What to do
Leaving the pictures out, print the lines from the first line of the listing through the line containing "capsize=4, capthick=1.2, zorder=4)", exactly as they read, and no others.

Provided data
(begin)

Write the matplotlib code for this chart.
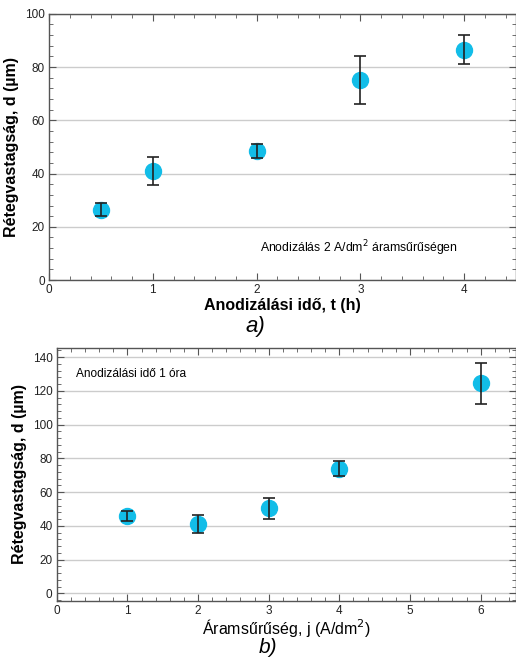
import matplotlib
matplotlib.use("Agg")
import matplotlib.pyplot as plt
from matplotlib.ticker import MultipleLocator
from matplotlib import font_manager

# Data - panel a
t_hours = [0.5, 1, 2, 3, 4]
d_a = [26.5, 41, 48.5, 75, 86.5]
err_a = [2.5, 5.2, 2.5, 9, 5.5]

# Data - panel b
j_current = [1, 2, 3, 4, 6]
d_b = [46, 41, 50.5, 74, 124.5]
err_b = [3, 5.3, 6.2, 4.5, 12]

names = {f.name for f in font_manager.fontManager.ttflist}
narrow = "Liberation Sans Narrow" if "Liberation Sans Narrow" in names else "Liberation Sans"
plt.rcParams["font.family"] = ["Liberation Sans", "DejaVu Sans"]

cyan = "#12BDE8"
spine_c = "#555555"

fig = plt.figure(figsize=(5.16, 6.59), dpi=100)
ax1 = fig.add_axes([0.095, 0.575, 0.905, 0.404])
ax2 = fig.add_axes([0.110, 0.0885, 0.890, 0.383])

def style(ax):
    for s in ax.spines.values():
        s.set_color(spine_c)
        s.set_linewidth(1.0)
    ax.tick_params(which="both", direction="in", top=True, right=True,
                   color=spine_c, labelsize=8.5, labelcolor="#222222", pad=3)
    ax.tick_params(which="major", length=5)
    ax.tick_params(which="minor", length=3)
    ax.grid(axis="y", which="major", color="#cccccc", linewidth=1.0)
    ax.set_axisbelow(True)

def draw(ax, x, y, e):
    ax.plot(x, y, "o", color=cyan, markersize=11.5, zorder=3)
    ax.errorbar(x, y, yerr=e, fmt="none", ecolor="#222222", elinewidth=1.2,
                capsize=4, capthick=1.2, zorder=4)

style(ax1)
draw(ax1, t_hours, d_a, err_a)
ax1.set_xlim(0, 4.5)
ax1.set_ylim(0, 100)
ax1.xaxis.set_major_locator(MultipleLocator(1))
ax1.xaxis.set_minor_locator(MultipleLocator(0.2))
ax1.yaxis.set_major_locator(MultipleLocator(20))
ax1.yaxis.set_minor_locator(MultipleLocator(4))
ax1.set_xlabel("Anodizálási idő, t (h)", fontsize=11.5, fontweight="bold", labelpad=1)
ax1.set_ylabel("Rétegvastagság, d (µm)", fontsize=11.5, fontweight="bold", labelpad=4)
ax1.text(2.03, 12, "Anodizálás 2 A/dm$^2$ áramsűrűségen", fontsize=8.8,
         family=[narrow, "DejaVu Sans"], va="center")
fig.text(0.495, 0.505, "a)", fontsize=16, style="italic", ha="center", va="center")

style(ax2)
draw(ax2, j_current, d_b, err_b)
ax2.set_xlim(0, 6.5)
ax2.set_ylim(-4.3, 145.3)
ax2.xaxis.set_major_locator(MultipleLocator(1))
ax2.xaxis.set_minor_locator(MultipleLocator(0.2))
ax2.yaxis.set_major_locator(MultipleLocator(20))
ax2.yaxis.set_minor_locator(MultipleLocator(4))
ax2.set_xlabel("Áramsűrűség, j (A/dm$^2$)", fontsize=11.5, labelpad=0)
ax2.set_ylabel("Rétegvastagság, d (µm)", fontsize=11.5, fontweight="bold", labelpad=4)
ax2.text(0.27, 130, "Anodizálási idő 1 óra", fontsize=8.6,
         family=[narrow, "DejaVu Sans"], va="center")
fig.text(0.52, 0.018, "b)", fontsize=15, style="italic", ha="center", va="center")

fig.savefig("out.png", dpi=100)
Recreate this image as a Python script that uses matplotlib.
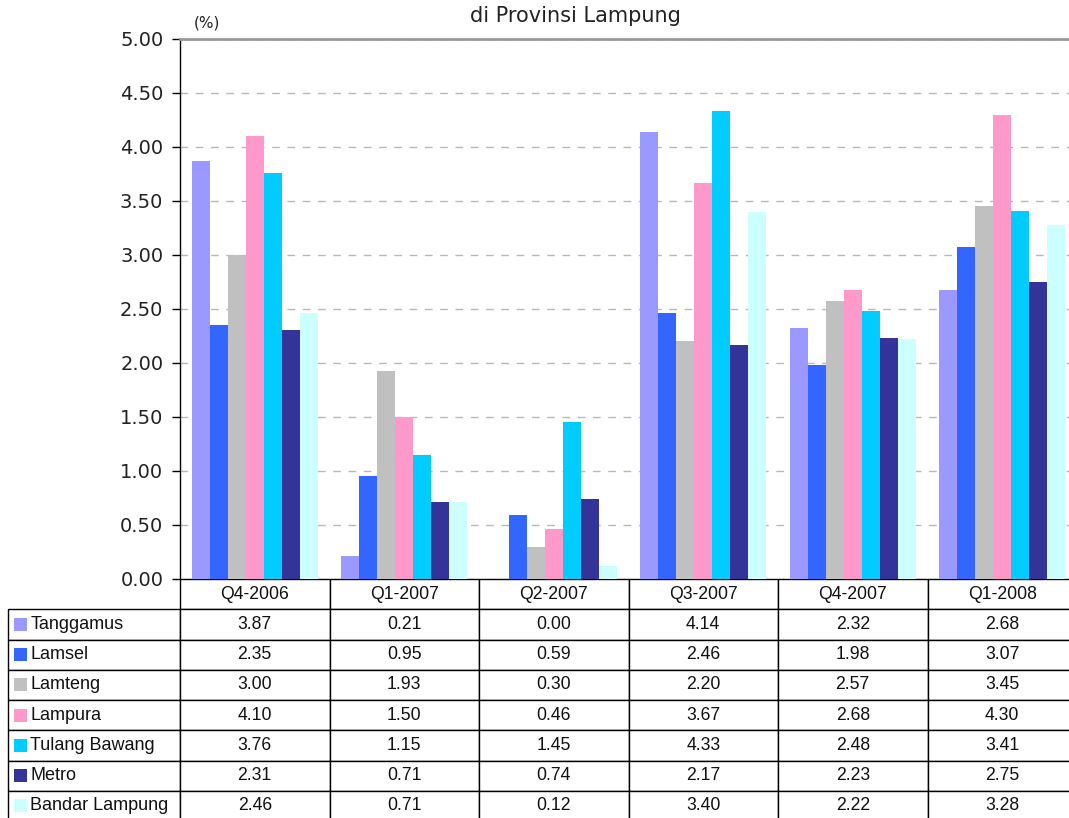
import matplotlib
matplotlib.use("Agg")
import matplotlib.pyplot as plt
from matplotlib.patches import Rectangle
from matplotlib.table import Table
import numpy as np

# Quarterly figures per regency/city, in percent
quarters = ["Q4-2006", "Q1-2007", "Q2-2007", "Q3-2007", "Q4-2007", "Q1-2008"]
regions = ["Tanggamus", "Lamsel", "Lamteng", "Lampura",
           "Tulang Bawang", "Metro", "Bandar Lampung"]
tanggamus = [3.87, 0.21, 0.00, 4.14, 2.32, 2.68]
lamsel = [2.35, 0.95, 0.59, 2.46, 1.98, 3.07]
lamteng = [3.00, 1.93, 0.30, 2.20, 2.57, 3.45]
lampura = [4.10, 1.50, 0.46, 3.67, 2.68, 4.30]
tulang_bawang = [3.76, 1.15, 1.45, 4.33, 2.48, 3.41]
metro = [2.31, 0.71, 0.74, 2.17, 2.23, 2.75]
bandar_lampung = [2.46, 0.71, 0.12, 3.40, 2.22, 3.28]
series = [tanggamus, lamsel, lamteng, lampura, tulang_bawang, metro, bandar_lampung]
colors = ["#9999FF", "#3366FF", "#C0C0C0", "#FF99CC", "#00CCFF", "#333399", "#CCFFFF"]
yticks = [0.0, 0.5, 1.0, 1.5, 2.0, 2.5, 3.0, 3.5, 4.0, 4.5, 5.0]

W, H = 1069, 818
fig = plt.figure(figsize=(W / 100, H / 100), dpi=100)

# plot area in pixel coordinates
px_left, px_right, px_top, px_bottom = 180, 1077, 39, 579
ax = fig.add_axes([px_left / W, 1 - px_bottom / H,
                   (px_right - px_left) / W, (px_bottom - px_top) / H])

x = np.arange(len(quarters))
bar_w = 0.12
n = len(series)
for i, (vals, c) in enumerate(zip(series, colors)):
    ax.bar(x + (i - (n - 1) / 2) * bar_w, vals, width=bar_w, color=c,
           edgecolor="none", zorder=3)

ax.set_xlim(-0.5, len(quarters) - 0.5)
ax.set_ylim(0, 5)
ax.set_yticks(yticks)
ax.set_yticklabels([f"{v:.2f}" for v in yticks], fontsize=14,
                   family="DejaVu Sans", color="#222222")
ax.set_xticks([])
ax.tick_params(axis="y", direction="out", length=6, width=1, color="black", pad=6)
ax.yaxis.grid(True, linestyle=(0, (5.5, 5.5)), color="#B8B8B8", linewidth=1, zorder=0)
ax.set_axisbelow(True)
for s in ["right", "bottom"]:
    ax.spines[s].set_visible(False)
ax.spines["top"].set_color("#999999")
ax.spines["top"].set_linewidth(2)
ax.spines["left"].set_color("black")
ax.spines["left"].set_linewidth(1)

# data table underneath the bars
axw = px_right - px_left
axh = px_bottom - px_top
lab_w = (px_left - 8) / axw
tbl_h = (821 - px_bottom) / axh
col_w = 1 / len(quarters)
row_h = tbl_h / (len(regions) + 1)

tbl = Table(ax, bbox=[-lab_w, -tbl_h, 1 + lab_w, tbl_h])
for j, q in enumerate(quarters):
    tbl.add_cell(0, j + 1, width=col_w, height=row_h, text=q, loc="center")
for i, (name, vals) in enumerate(zip(regions, series)):
    cell = tbl.add_cell(i + 1, 0, width=lab_w, height=row_h, text=name, loc="left")
    cell.PAD = 0.13
    for j, v in enumerate(vals):
        tbl.add_cell(i + 1, j + 1, width=col_w, height=row_h,
                     text=f"{v:.2f}", loc="center")
tbl.auto_set_font_size(False)
tbl.set_fontsize(12.7)
for (r, c), cell in tbl.get_celld().items():
    cell.set_edgecolor("black")
    cell.set_linewidth(1)
    cell.set_facecolor("white")
    txt = cell.get_text()
    txt.set_family("Liberation Sans")
    txt.set_color("#111111")
    if c == 0:
        txt.set_fontsize(13)
tbl.set_clip_on(False)
ax.add_table(tbl)

# colour keys beside the row labels
key_w = 13 / axw
key_h = 13 / axh
for i, c in enumerate(colors):
    yc = -row_h * (i + 1.5)
    ax.add_patch(Rectangle((-lab_w + 6 / axw, yc - key_h / 2), key_w, key_h,
                           transform=ax.transAxes, facecolor=c,
                           edgecolor="none", clip_on=False, zorder=5))

fig.text(575 / W, 1 - 22 / H, "di Provinsi Lampung", ha="center",
         va="baseline", fontsize=15, family="DejaVu Sans", color="#222222")
fig.text(207 / W, 1 - 27 / H, "(%)", ha="center", va="baseline",
         fontsize=11, family="DejaVu Sans", color="#222222")

fig.savefig("out.png", dpi=100)
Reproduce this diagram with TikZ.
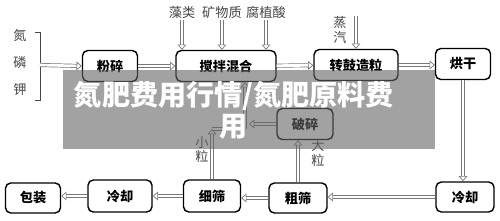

(end)

Exercise response
Write the matplotlib code for this chart.
import matplotlib
matplotlib.use("Agg")
import matplotlib.pyplot as plt
from matplotlib.ticker import MultipleLocator
from matplotlib import font_manager

# Data - panel a
t_hours = [0.5, 1, 2, 3, 4]
d_a = [26.5, 41, 48.5, 75, 86.5]
err_a = [2.5, 5.2, 2.5, 9, 5.5]

# Data - panel b
j_current = [1, 2, 3, 4, 6]
d_b = [46, 41, 50.5, 74, 124.5]
err_b = [3, 5.3, 6.2, 4.5, 12]

names = {f.name for f in font_manager.fontManager.ttflist}
narrow = "Liberation Sans Narrow" if "Liberation Sans Narrow" in names else "Liberation Sans"
plt.rcParams["font.family"] = ["Liberation Sans", "DejaVu Sans"]

cyan = "#12BDE8"
spine_c = "#555555"

fig = plt.figure(figsize=(5.16, 6.59), dpi=100)
ax1 = fig.add_axes([0.095, 0.575, 0.905, 0.404])
ax2 = fig.add_axes([0.110, 0.0885, 0.890, 0.383])

def style(ax):
    for s in ax.spines.values():
        s.set_color(spine_c)
        s.set_linewidth(1.0)
    ax.tick_params(which="both", direction="in", top=True, right=True,
                   color=spine_c, labelsize=8.5, labelcolor="#222222", pad=3)
    ax.tick_params(which="major", length=5)
    ax.tick_params(which="minor", length=3)
    ax.grid(axis="y", which="major", color="#cccccc", linewidth=1.0)
    ax.set_axisbelow(True)

def draw(ax, x, y, e):
    ax.plot(x, y, "o", color=cyan, markersize=11.5, zorder=3)
    ax.errorbar(x, y, yerr=e, fmt="none", ecolor="#222222", elinewidth=1.2,
                capsize=4, capthick=1.2, zorder=4)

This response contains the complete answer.